Rolling a new WMAgent version to production

This section contains a short description of how we push a new WMAgent release to production, which is different than simply upgrading an agent.

First, some background information which is useful for a better understanding of this procedure.

  • A new WMAgent stable version is released every 2 months (sometimes 2.5 months);
  • new version for central services is released and deployed in CMSWEB every month;
  • a new WMAgent release candidate is made available right after the CMSWEB production upgrade (within 2 days);
  • then the validation process starts and it takes in average a week to validate and fix any issues, before we cut the final stable release;
  • from this point on, we have another branch to maintain and make sure that important fixes are backported to it (in addition to the master branch).

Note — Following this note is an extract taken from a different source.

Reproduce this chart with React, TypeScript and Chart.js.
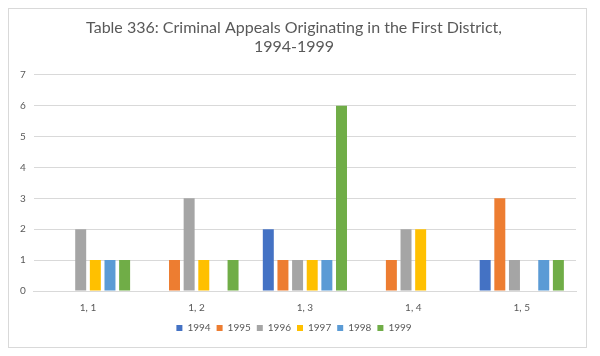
import React, { useEffect, useRef } from "react";
import { Chart, registerables } from "chart.js";

Chart.register(...registerables);

const categories = ["1, 1", "1, 2", "1, 3", "1, 4", "1, 5"];
const seriesLabels = ["1994", "1995", "1996", "1997", "1998", "1999"];
const v1994 = [0, 0, 2, 0, 1];
const v1995 = [0, 1, 1, 1, 3];
const v1996 = [2, 3, 1, 2, 1];
const v1997 = [1, 1, 1, 2, 0];
const v1998 = [1, 0, 1, 0, 1];
const v1999 = [1, 1, 6, 0, 1];
const seriesColors = ["#4472C4", "#ED7D31", "#A5A5A5", "#FFC000", "#5B9BD5", "#70AD47"];
const titleLines = ["Table 336: Criminal Appeals Originating in the First District,", "1994-1999"];

export default function App() {
  const ref = useRef<HTMLCanvasElement | null>(null);
  useEffect(() => {
    if (!ref.current) return;
    const values = [v1994, v1995, v1996, v1997, v1998, v1999];
    const font = "Lato, 'Open Sans', sans-serif";
    const chart = new Chart(ref.current, {
      type: "bar",
      data: {
        labels: categories,
        datasets: seriesLabels.map((l, i) => ({
          label: l,
          data: values[i],
          backgroundColor: seriesColors[i],
          borderWidth: 0,
          categoryPercentage: 0.81,
          barPercentage: 0.75,
        })),
      },
      options: {
        animation: false,
        responsive: false,
        maintainAspectRatio: false,
        layout: { padding: { left: 3, right: 10, top: 6, bottom: 4 } },
        plugins: {
          title: {
            display: true,
            text: titleLines,
            color: "#595959",
            font: { family: font, size: 16, weight: "normal", lineHeight: 1.15 },
            padding: { top: 4, bottom: 19 },
          },
          legend: {
            position: "bottom",
            labels: {
              boxWidth: 6,
              boxHeight: 6,
              color: "#595959",
              font: { family: font, size: 10 },
              padding: 6,
            },
          },
          tooltip: { enabled: false },
        },
        scales: {
          x: {
            grid: { display: false },
            border: { color: "#d9d9d9" },
            ticks: { color: "#595959", font: { family: font, size: 10 }, padding: 3 },
          },
          y: {
            min: 0,
            max: 7,
            ticks: { stepSize: 1, color: "#595959", font: { family: font, size: 10 }, padding: 8 },
            grid: { color: "#d9d9d9", drawTicks: false },
            border: { display: false },
          },
        },
      },
    });
    return () => chart.destroy();
  }, []);
  return (
    <div style={{ width: 579, height: 340, border: "1px solid #d9d9d9", boxSizing: "border-box", background: "#fff" }}>
      <canvas ref={ref} width={577} height={338} style={{ display: "block" }} />
    </div>
  );
}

Given the background information above, we can have two different WMAgent upgrade scenarios:

  1. there are (severe) breaking changes in the agents (usually related to reqmgr2 and/or workqueue, or related to the database schema) and we can't have a mix of agents pulling work from WorkQueue. Thus all the old agents have to be put into drain at the same time and new agent releases are moved to up&running.
  2. the most common scenario, where there are no breaking changes and both WMAgent versions can coexist and pull work from global workqueue

No matter the scenario, the first goal is to have the old release replaced by the new one ASAP. Such that we don't need to maintain 3 different branches, debugging old issues, backporting bug fixes from different releases, etc.

In addition to that, we should not have WMAgents falling (too) behind with new developments made in ReqMgr2 and WorkQueue, thus, ideally, we should have ALL old releases at least in drain mode until the next CMSWEB upgrade date, much better if they are off of the grid, of course. Expanding on it, there is a new CMSWEB release every ~4 weeks, validation/bug fix takes a week'ish, that gives us 3 weeks to get all agents rotated and 5 weeks left to run a pool of new WMAgent releases (until the next upgrade starts).